• **SOURCE MATERIAL**
__________________________________________________
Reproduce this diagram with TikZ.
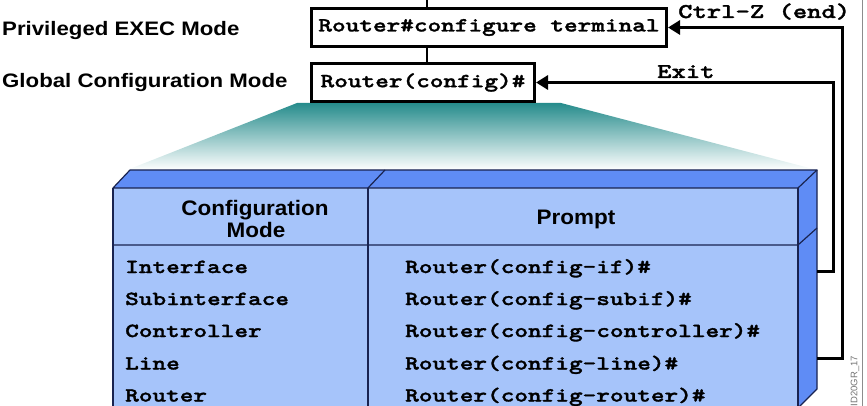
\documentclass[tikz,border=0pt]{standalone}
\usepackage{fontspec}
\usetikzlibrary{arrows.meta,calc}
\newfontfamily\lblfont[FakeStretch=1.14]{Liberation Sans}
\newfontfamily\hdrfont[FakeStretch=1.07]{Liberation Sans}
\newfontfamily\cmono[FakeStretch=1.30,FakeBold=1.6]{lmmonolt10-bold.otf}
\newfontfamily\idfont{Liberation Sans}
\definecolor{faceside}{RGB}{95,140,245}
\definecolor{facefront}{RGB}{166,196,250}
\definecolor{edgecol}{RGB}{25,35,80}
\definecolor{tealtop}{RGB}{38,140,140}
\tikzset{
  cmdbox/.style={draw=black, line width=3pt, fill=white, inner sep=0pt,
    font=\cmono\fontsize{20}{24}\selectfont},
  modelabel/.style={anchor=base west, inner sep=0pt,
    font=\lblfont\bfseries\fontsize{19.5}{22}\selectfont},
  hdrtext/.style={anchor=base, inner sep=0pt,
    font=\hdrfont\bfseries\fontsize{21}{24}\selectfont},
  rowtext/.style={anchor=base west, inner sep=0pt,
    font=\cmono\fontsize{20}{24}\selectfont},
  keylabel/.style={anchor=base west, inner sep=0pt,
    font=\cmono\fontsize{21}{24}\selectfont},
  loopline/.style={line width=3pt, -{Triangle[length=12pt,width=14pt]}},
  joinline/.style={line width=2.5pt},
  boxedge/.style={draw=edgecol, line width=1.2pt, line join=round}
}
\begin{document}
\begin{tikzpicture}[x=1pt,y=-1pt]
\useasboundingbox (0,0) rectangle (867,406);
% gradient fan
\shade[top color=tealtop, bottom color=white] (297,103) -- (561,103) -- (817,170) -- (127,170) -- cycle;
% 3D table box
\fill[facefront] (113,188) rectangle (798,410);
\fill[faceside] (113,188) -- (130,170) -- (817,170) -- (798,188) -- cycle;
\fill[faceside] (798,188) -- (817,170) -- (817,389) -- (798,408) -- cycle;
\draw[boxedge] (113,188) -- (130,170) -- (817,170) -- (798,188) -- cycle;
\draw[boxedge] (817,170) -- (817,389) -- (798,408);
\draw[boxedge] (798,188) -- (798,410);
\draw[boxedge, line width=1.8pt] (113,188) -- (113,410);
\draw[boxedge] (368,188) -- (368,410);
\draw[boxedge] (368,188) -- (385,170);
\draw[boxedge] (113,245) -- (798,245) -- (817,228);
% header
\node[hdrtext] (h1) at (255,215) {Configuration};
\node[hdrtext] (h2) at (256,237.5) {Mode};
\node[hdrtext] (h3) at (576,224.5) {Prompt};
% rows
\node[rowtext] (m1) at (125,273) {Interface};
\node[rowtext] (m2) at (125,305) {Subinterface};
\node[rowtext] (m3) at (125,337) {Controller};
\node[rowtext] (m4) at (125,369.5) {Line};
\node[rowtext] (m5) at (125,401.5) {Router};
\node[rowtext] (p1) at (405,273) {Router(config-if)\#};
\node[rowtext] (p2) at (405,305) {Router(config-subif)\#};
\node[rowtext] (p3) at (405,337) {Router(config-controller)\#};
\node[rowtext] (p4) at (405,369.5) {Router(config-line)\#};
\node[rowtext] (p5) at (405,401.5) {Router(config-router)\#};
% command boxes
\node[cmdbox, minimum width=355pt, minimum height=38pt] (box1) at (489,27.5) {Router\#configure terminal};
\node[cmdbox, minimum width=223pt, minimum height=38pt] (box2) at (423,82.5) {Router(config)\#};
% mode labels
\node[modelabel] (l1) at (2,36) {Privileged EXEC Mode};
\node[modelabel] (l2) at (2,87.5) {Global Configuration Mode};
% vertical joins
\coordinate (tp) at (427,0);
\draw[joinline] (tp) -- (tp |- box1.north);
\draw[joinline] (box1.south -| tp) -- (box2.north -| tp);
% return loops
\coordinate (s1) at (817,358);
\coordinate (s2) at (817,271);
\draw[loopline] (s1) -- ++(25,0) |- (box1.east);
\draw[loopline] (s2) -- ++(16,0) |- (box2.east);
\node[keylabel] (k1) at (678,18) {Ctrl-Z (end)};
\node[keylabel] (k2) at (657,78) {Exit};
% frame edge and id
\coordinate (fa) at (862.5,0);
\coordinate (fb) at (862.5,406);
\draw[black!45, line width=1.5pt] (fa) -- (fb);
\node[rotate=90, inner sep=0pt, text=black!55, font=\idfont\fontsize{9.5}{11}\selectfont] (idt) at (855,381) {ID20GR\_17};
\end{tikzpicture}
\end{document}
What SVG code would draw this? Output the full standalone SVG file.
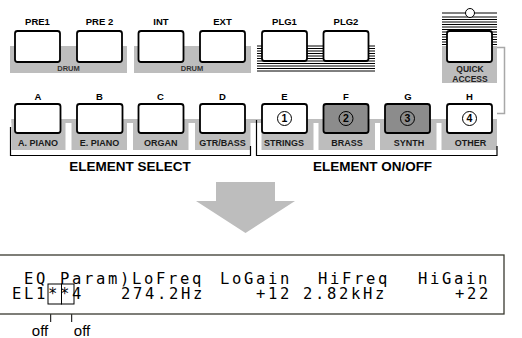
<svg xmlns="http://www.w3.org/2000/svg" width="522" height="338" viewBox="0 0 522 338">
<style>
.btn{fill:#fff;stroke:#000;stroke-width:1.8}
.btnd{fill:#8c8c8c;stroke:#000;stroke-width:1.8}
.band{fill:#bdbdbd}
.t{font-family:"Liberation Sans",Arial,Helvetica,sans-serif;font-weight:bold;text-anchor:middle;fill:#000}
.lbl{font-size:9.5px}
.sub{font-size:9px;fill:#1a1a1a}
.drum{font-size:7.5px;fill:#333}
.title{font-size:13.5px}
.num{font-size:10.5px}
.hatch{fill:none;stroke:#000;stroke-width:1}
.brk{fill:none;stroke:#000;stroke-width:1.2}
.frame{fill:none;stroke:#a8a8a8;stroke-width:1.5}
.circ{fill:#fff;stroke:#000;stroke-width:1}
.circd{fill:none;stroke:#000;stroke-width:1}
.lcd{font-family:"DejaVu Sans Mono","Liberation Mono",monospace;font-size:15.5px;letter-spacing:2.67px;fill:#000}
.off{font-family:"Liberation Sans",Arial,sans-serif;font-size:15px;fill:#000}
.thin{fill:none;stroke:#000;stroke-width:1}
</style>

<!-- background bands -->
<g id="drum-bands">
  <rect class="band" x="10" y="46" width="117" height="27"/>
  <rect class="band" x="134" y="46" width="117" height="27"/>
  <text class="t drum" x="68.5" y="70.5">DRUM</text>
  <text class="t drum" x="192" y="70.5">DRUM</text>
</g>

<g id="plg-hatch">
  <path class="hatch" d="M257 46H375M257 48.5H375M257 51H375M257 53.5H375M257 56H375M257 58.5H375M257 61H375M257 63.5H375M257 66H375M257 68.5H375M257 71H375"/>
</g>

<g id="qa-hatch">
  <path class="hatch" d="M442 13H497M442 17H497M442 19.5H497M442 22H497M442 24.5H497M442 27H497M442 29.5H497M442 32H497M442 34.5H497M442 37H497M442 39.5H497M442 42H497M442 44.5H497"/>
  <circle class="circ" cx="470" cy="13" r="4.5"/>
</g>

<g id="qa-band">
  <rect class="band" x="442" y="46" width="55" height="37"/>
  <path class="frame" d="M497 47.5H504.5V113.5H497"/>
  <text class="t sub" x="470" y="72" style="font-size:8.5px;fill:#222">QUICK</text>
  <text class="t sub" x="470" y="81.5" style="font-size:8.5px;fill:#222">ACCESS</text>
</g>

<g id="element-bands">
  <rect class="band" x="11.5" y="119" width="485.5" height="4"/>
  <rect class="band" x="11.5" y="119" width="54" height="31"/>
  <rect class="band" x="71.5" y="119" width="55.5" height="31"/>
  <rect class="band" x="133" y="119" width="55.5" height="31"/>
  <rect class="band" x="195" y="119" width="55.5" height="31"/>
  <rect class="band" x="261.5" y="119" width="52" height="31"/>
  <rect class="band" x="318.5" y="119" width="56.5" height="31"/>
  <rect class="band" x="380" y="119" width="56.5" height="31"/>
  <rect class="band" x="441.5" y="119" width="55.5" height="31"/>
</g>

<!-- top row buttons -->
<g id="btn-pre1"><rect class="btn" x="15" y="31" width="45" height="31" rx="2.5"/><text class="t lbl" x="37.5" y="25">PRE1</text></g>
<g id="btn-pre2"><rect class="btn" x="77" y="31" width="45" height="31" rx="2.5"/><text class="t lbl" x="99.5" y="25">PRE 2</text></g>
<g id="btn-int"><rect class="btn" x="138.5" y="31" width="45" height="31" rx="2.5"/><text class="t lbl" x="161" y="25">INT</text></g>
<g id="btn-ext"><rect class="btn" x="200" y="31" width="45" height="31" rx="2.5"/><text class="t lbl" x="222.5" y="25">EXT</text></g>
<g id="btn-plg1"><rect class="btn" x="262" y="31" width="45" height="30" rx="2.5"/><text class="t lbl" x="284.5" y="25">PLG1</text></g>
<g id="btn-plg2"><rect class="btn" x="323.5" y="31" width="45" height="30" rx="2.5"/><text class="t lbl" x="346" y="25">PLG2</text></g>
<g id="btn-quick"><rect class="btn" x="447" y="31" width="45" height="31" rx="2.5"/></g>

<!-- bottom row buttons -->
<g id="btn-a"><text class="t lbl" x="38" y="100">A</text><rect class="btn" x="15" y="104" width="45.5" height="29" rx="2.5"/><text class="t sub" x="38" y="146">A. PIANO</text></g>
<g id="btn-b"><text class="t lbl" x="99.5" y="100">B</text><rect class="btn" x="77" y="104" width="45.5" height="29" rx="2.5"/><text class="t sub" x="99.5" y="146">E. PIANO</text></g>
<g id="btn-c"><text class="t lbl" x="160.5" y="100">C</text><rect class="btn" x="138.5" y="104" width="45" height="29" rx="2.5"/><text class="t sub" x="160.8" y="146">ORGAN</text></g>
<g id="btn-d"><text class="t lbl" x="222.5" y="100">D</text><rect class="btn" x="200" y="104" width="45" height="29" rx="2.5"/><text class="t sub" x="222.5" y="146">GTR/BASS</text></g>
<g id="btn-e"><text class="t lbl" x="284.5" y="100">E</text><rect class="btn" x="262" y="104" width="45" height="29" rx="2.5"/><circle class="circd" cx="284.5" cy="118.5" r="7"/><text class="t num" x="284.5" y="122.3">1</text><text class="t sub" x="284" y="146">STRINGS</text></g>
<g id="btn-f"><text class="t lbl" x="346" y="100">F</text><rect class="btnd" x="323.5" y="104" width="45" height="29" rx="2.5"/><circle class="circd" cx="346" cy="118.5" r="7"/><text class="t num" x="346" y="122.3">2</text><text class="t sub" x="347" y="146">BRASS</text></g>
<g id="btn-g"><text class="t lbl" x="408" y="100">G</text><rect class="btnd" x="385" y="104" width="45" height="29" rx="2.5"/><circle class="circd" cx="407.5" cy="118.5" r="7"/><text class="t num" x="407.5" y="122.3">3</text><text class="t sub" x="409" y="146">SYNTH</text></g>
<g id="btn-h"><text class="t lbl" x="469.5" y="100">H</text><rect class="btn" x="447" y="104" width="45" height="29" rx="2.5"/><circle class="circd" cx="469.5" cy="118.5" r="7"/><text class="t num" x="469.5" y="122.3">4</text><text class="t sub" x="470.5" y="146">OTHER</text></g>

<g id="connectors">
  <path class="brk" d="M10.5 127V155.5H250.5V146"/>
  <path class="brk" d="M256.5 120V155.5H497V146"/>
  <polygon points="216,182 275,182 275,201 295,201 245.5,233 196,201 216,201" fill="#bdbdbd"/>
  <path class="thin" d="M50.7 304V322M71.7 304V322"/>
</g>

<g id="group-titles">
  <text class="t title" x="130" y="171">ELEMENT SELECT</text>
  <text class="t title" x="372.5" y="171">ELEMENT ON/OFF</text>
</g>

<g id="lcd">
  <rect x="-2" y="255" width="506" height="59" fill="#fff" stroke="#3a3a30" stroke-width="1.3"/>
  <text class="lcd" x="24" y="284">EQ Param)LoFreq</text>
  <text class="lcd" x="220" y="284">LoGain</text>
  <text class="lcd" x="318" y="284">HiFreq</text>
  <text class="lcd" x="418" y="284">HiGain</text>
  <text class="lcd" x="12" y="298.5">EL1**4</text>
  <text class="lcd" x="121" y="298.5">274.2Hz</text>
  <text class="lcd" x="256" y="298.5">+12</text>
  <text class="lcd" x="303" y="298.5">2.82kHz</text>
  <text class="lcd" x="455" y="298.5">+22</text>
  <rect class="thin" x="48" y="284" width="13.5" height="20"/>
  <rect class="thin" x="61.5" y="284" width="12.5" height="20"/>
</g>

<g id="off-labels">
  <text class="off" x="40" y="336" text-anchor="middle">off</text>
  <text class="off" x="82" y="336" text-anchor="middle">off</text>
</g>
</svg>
__________________________________________________
• **TASK REQUIREMENTS**
Pick out each line that holds the string "this".

• **EXERCISE RESPONSE**
Reproduce this diagram with TikZ.
What SVG code would draw this? Output the full standalone SVG file.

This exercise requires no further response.